■ Aim of the exercise ■
Leave the pictures out and quote every line from the start of the listing to the line with "import plotly.graph_objects as go", inclusive.

■ Available data ■
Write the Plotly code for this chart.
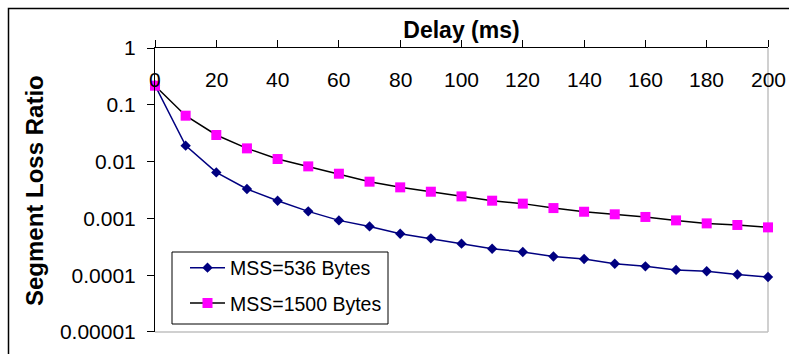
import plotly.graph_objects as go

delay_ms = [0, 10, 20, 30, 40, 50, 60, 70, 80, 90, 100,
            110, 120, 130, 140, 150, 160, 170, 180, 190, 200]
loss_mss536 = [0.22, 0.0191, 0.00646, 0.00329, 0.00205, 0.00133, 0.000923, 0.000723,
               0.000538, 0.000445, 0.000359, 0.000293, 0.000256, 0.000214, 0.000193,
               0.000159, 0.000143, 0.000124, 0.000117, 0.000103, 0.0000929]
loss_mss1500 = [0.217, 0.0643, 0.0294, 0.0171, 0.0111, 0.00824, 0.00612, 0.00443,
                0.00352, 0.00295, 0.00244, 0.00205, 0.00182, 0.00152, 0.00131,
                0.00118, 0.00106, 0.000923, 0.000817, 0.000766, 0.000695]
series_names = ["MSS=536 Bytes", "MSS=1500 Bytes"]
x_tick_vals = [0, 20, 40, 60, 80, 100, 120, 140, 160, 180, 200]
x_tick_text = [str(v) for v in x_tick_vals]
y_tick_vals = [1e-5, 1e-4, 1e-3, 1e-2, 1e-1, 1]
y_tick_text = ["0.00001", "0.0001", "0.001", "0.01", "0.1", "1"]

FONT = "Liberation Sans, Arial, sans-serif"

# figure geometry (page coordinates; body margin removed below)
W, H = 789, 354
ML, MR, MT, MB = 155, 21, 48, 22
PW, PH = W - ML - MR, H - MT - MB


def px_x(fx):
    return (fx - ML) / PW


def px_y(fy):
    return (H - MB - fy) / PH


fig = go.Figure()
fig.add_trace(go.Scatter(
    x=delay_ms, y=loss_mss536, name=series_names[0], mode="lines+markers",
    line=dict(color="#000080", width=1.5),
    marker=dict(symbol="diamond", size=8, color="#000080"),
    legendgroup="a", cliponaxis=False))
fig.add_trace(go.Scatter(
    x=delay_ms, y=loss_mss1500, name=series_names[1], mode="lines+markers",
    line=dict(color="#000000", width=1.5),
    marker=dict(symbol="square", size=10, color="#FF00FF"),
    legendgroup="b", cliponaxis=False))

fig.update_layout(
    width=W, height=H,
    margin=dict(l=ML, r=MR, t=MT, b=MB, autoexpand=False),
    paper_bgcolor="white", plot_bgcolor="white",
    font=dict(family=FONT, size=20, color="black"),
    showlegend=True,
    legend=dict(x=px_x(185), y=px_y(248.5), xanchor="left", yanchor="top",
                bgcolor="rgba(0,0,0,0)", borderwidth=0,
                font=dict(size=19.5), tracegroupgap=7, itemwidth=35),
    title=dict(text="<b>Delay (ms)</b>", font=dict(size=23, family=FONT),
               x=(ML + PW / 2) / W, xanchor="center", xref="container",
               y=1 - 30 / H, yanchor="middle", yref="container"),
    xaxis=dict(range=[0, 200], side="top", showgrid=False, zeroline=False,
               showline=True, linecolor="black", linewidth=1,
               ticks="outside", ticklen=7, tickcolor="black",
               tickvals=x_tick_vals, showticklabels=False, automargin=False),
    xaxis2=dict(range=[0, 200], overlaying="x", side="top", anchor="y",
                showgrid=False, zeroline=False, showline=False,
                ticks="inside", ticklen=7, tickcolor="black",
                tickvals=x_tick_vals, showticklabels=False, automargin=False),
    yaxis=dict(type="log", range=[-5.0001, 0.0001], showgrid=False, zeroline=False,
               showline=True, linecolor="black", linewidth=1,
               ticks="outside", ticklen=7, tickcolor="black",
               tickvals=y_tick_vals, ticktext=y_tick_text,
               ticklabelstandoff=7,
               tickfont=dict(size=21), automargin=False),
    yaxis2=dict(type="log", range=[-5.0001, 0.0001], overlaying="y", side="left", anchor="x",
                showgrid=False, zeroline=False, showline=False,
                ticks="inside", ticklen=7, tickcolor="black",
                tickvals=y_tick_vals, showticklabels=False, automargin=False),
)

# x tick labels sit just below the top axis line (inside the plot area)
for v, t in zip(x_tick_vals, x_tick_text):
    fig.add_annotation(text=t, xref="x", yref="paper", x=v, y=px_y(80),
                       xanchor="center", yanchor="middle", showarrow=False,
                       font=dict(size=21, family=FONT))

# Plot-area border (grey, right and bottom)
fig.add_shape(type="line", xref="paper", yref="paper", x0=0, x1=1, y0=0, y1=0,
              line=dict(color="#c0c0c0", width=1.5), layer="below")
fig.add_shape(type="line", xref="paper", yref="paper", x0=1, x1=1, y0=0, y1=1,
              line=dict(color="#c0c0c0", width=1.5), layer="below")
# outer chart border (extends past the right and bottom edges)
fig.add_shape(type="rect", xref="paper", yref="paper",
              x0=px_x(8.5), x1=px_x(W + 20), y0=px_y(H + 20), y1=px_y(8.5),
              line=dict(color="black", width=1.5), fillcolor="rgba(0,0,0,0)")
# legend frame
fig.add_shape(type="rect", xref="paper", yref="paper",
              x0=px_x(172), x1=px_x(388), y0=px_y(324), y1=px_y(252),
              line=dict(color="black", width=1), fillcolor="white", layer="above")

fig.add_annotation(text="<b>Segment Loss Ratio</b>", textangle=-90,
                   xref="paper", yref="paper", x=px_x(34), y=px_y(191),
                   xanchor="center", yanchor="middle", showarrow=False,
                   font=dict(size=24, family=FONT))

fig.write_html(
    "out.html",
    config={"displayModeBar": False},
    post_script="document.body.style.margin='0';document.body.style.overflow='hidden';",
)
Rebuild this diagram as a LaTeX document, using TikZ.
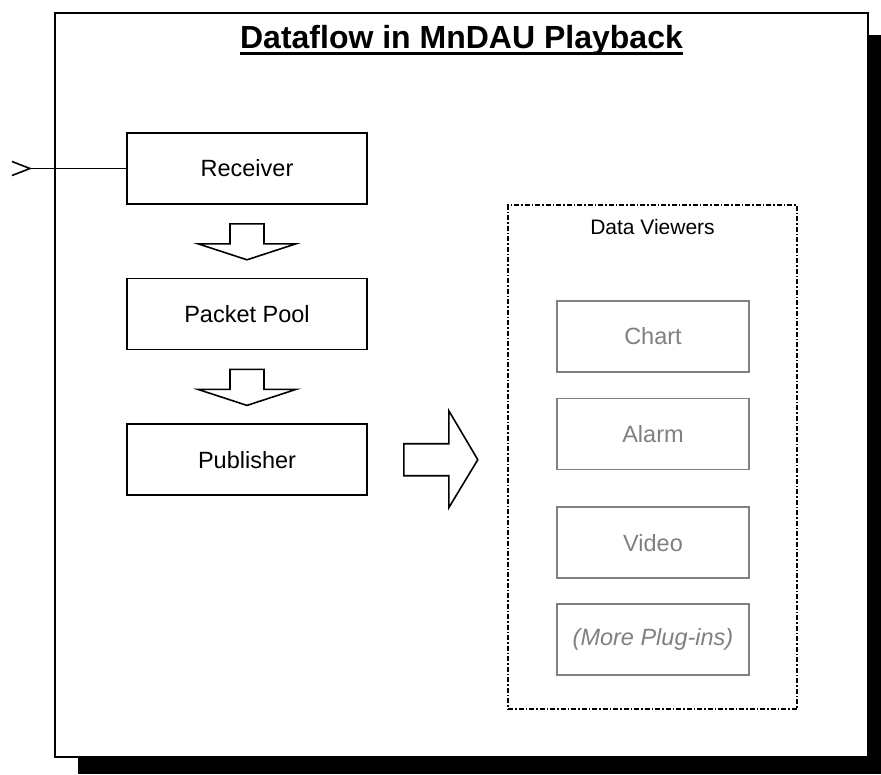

■ The completed task ■
Write the Plotly code for this chart.
import plotly.graph_objects as go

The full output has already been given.